[Start COLLECTED DATA]
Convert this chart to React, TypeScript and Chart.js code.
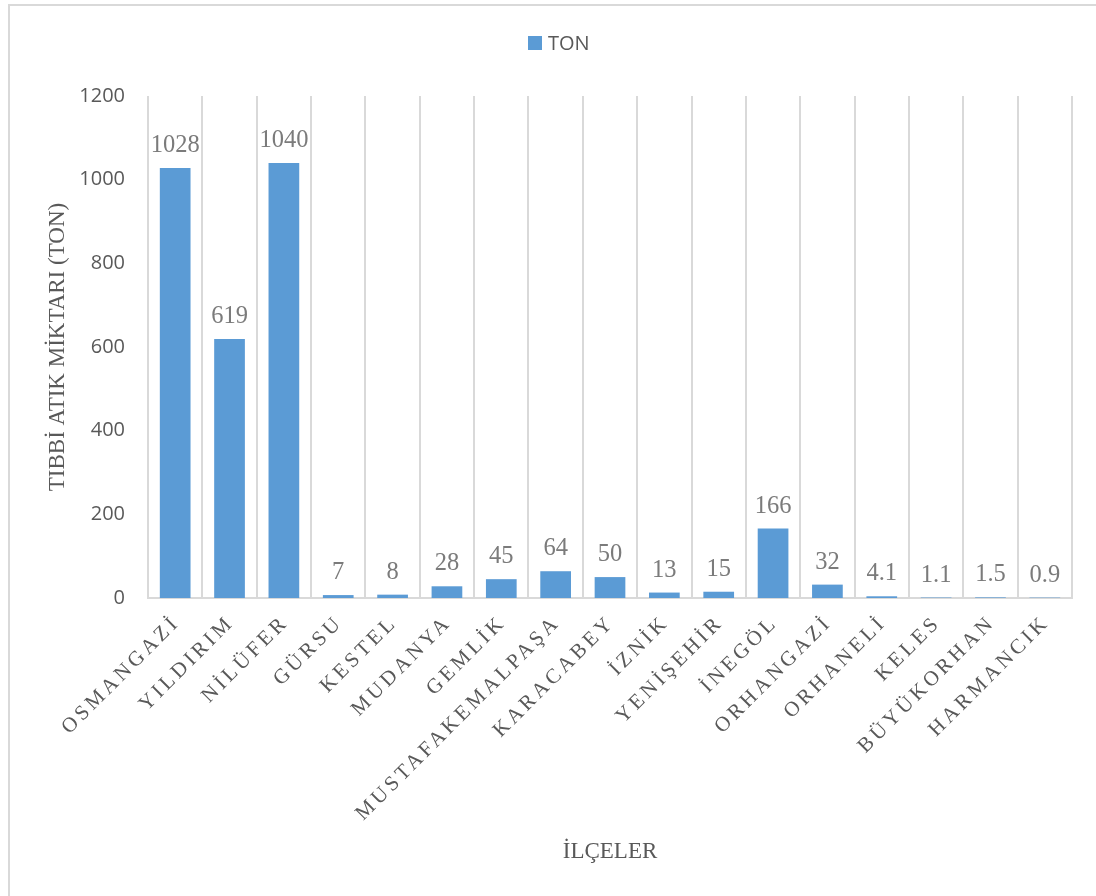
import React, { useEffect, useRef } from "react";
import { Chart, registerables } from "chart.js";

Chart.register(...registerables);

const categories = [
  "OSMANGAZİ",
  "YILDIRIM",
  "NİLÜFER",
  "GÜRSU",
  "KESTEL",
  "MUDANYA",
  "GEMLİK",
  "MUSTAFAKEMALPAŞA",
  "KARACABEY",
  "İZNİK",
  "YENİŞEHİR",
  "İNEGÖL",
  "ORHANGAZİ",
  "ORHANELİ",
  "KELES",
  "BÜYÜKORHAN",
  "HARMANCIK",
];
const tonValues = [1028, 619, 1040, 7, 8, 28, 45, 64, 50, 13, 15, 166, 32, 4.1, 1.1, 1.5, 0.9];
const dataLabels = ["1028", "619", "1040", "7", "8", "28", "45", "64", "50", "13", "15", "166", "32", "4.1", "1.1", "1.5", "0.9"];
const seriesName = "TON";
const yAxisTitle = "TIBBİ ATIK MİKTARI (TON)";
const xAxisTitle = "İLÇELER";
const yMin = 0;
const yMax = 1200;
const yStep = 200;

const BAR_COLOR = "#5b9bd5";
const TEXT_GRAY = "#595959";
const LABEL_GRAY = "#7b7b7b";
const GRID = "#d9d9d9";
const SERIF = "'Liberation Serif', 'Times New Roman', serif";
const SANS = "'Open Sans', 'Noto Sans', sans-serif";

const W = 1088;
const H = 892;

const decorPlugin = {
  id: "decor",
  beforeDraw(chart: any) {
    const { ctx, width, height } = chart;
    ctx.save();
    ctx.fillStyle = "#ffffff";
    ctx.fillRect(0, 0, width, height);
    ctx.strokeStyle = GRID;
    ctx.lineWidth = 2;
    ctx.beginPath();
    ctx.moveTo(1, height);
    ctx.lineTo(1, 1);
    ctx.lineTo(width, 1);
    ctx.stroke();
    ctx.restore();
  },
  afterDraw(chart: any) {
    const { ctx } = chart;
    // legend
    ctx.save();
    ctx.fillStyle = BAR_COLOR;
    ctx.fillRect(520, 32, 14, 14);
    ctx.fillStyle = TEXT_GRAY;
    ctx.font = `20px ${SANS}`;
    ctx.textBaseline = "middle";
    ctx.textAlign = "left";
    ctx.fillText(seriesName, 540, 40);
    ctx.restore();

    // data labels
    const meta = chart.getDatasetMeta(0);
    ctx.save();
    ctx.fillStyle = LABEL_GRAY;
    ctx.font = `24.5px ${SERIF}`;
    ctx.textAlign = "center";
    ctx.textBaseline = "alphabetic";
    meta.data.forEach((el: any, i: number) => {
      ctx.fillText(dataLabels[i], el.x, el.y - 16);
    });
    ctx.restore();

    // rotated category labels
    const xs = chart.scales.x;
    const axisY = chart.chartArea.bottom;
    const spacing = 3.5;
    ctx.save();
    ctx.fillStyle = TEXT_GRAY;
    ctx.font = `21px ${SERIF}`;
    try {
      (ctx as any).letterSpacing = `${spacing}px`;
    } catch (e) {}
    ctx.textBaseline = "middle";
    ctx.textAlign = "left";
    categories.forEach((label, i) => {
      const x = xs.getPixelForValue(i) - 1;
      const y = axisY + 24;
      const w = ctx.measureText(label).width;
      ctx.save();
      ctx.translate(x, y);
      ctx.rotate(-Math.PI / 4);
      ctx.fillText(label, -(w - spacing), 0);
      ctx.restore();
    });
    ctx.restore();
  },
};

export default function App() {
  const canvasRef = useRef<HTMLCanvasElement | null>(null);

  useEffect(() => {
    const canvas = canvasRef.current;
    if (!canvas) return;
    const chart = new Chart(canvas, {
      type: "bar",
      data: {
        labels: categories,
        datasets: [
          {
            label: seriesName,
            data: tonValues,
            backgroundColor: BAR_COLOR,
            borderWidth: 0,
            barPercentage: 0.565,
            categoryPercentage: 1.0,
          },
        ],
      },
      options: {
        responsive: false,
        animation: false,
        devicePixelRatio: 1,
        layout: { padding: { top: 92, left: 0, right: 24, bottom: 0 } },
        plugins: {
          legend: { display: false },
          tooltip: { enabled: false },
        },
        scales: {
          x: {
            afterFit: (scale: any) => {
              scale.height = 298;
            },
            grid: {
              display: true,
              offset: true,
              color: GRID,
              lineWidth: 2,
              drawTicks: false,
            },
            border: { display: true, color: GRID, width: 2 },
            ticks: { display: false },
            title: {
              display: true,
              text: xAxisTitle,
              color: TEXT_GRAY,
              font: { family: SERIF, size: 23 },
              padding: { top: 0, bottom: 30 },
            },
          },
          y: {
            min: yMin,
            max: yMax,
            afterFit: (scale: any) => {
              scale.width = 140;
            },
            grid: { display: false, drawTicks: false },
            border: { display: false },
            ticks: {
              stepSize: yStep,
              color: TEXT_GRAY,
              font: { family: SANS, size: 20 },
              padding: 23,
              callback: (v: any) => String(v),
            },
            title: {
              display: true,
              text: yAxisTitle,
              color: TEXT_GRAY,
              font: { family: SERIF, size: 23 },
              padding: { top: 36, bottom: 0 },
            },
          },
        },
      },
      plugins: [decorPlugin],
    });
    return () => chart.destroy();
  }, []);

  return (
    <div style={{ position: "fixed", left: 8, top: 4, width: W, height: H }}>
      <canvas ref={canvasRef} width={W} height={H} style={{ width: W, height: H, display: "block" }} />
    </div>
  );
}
[End COLLECTED DATA]
_EXERCISE TASK_
Repeat the lines above exactly, and keep every picture out.

_ANSWER FOR THE TASK_
Convert this chart to React, TypeScript and Chart.js code.
import React, { useEffect, useRef } from "react";
import { Chart, registerables } from "chart.js";

Chart.register(...registerables);

const categories = [
  "OSMANGAZİ",
  "YILDIRIM",
  "NİLÜFER",
  "GÜRSU",
  "KESTEL",
  "MUDANYA",
  "GEMLİK",
  "MUSTAFAKEMALPAŞA",
  "KARACABEY",
  "İZNİK",
  "YENİŞEHİR",
  "İNEGÖL",
  "ORHANGAZİ",
  "ORHANELİ",
  "KELES",
  "BÜYÜKORHAN",
  "HARMANCIK",
];
const tonValues = [1028, 619, 1040, 7, 8, 28, 45, 64, 50, 13, 15, 166, 32, 4.1, 1.1, 1.5, 0.9];
const dataLabels = ["1028", "619", "1040", "7", "8", "28", "45", "64", "50", "13", "15", "166", "32", "4.1", "1.1", "1.5", "0.9"];
const seriesName = "TON";
const yAxisTitle = "TIBBİ ATIK MİKTARI (TON)";
const xAxisTitle = "İLÇELER";
const yMin = 0;
const yMax = 1200;
const yStep = 200;

const BAR_COLOR = "#5b9bd5";
const TEXT_GRAY = "#595959";
const LABEL_GRAY = "#7b7b7b";
const GRID = "#d9d9d9";
const SERIF = "'Liberation Serif', 'Times New Roman', serif";
const SANS = "'Open Sans', 'Noto Sans', sans-serif";

const W = 1088;
const H = 892;

const decorPlugin = {
  id: "decor",
  beforeDraw(chart: any) {
    const { ctx, width, height } = chart;
    ctx.save();
    ctx.fillStyle = "#ffffff";
    ctx.fillRect(0, 0, width, height);
    ctx.strokeStyle = GRID;
    ctx.lineWidth = 2;
    ctx.beginPath();
    ctx.moveTo(1, height);
    ctx.lineTo(1, 1);
    ctx.lineTo(width, 1);
    ctx.stroke();
    ctx.restore();
  },
  afterDraw(chart: any) {
    const { ctx } = chart;
    // legend
    ctx.save();
    ctx.fillStyle = BAR_COLOR;
    ctx.fillRect(520, 32, 14, 14);
    ctx.fillStyle = TEXT_GRAY;
    ctx.font = `20px ${SANS}`;
    ctx.textBaseline = "middle";
    ctx.textAlign = "left";
    ctx.fillText(seriesName, 540, 40);
    ctx.restore();

    // data labels
    const meta = chart.getDatasetMeta(0);
    ctx.save();
    ctx.fillStyle = LABEL_GRAY;
    ctx.font = `24.5px ${SERIF}`;
    ctx.textAlign = "center";
    ctx.textBaseline = "alphabetic";
    meta.data.forEach((el: any, i: number) => {
      ctx.fillText(dataLabels[i], el.x, el.y - 16);
    });
    ctx.restore();

    // rotated category labels
    const xs = chart.scales.x;
    const axisY = chart.chartArea.bottom;
    const spacing = 3.5;
    ctx.save();
    ctx.fillStyle = TEXT_GRAY;
    ctx.font = `21px ${SERIF}`;
    try {
      (ctx as any).letterSpacing = `${spacing}px`;
    } catch (e) {}
    ctx.textBaseline = "middle";
    ctx.textAlign = "left";
    categories.forEach((label, i) => {
      const x = xs.getPixelForValue(i) - 1;
      const y = axisY + 24;
      const w = ctx.measureText(label).width;
      ctx.save();
      ctx.translate(x, y);
      ctx.rotate(-Math.PI / 4);
      ctx.fillText(label, -(w - spacing), 0);
      ctx.restore();
    });
    ctx.restore();
  },
};

export default function App() {
  const canvasRef = useRef<HTMLCanvasElement | null>(null);

  useEffect(() => {
    const canvas = canvasRef.current;
    if (!canvas) return;
    const chart = new Chart(canvas, {
      type: "bar",
      data: {
        labels: categories,
        datasets: [
          {
            label: seriesName,
            data: tonValues,
            backgroundColor: BAR_COLOR,
            borderWidth: 0,
            barPercentage: 0.565,
            categoryPercentage: 1.0,
          },
        ],
      },
      options: {
        responsive: false,
        animation: false,
        devicePixelRatio: 1,
        layout: { padding: { top: 92, left: 0, right: 24, bottom: 0 } },
        plugins: {
          legend: { display: false },
          tooltip: { enabled: false },
        },
        scales: {
          x: {
            afterFit: (scale: any) => {
              scale.height = 298;
            },
            grid: {
              display: true,
              offset: true,
              color: GRID,
              lineWidth: 2,
              drawTicks: false,
            },
            border: { display: true, color: GRID, width: 2 },
            ticks: { display: false },
            title: {
              display: true,
              text: xAxisTitle,
              color: TEXT_GRAY,
              font: { family: SERIF, size: 23 },
              padding: { top: 0, bottom: 30 },
            },
          },
          y: {
            min: yMin,
            max: yMax,
            afterFit: (scale: any) => {
              scale.width = 140;
            },
            grid: { display: false, drawTicks: false },
            border: { display: false },
            ticks: {
              stepSize: yStep,
              color: TEXT_GRAY,
              font: { family: SANS, size: 20 },
              padding: 23,
              callback: (v: any) => String(v),
            },
            title: {
              display: true,
              text: yAxisTitle,
              color: TEXT_GRAY,
              font: { family: SERIF, size: 23 },
              padding: { top: 36, bottom: 0 },
            },
          },
        },
      },
      plugins: [decorPlugin],
    });
    return () => chart.destroy();
  }, []);

  return (
    <div style={{ position: "fixed", left: 8, top: 4, width: W, height: H }}>
      <canvas ref={canvasRef} width={W} height={H} style={{ width: W, height: H, display: "block" }} />
    </div>
  );
}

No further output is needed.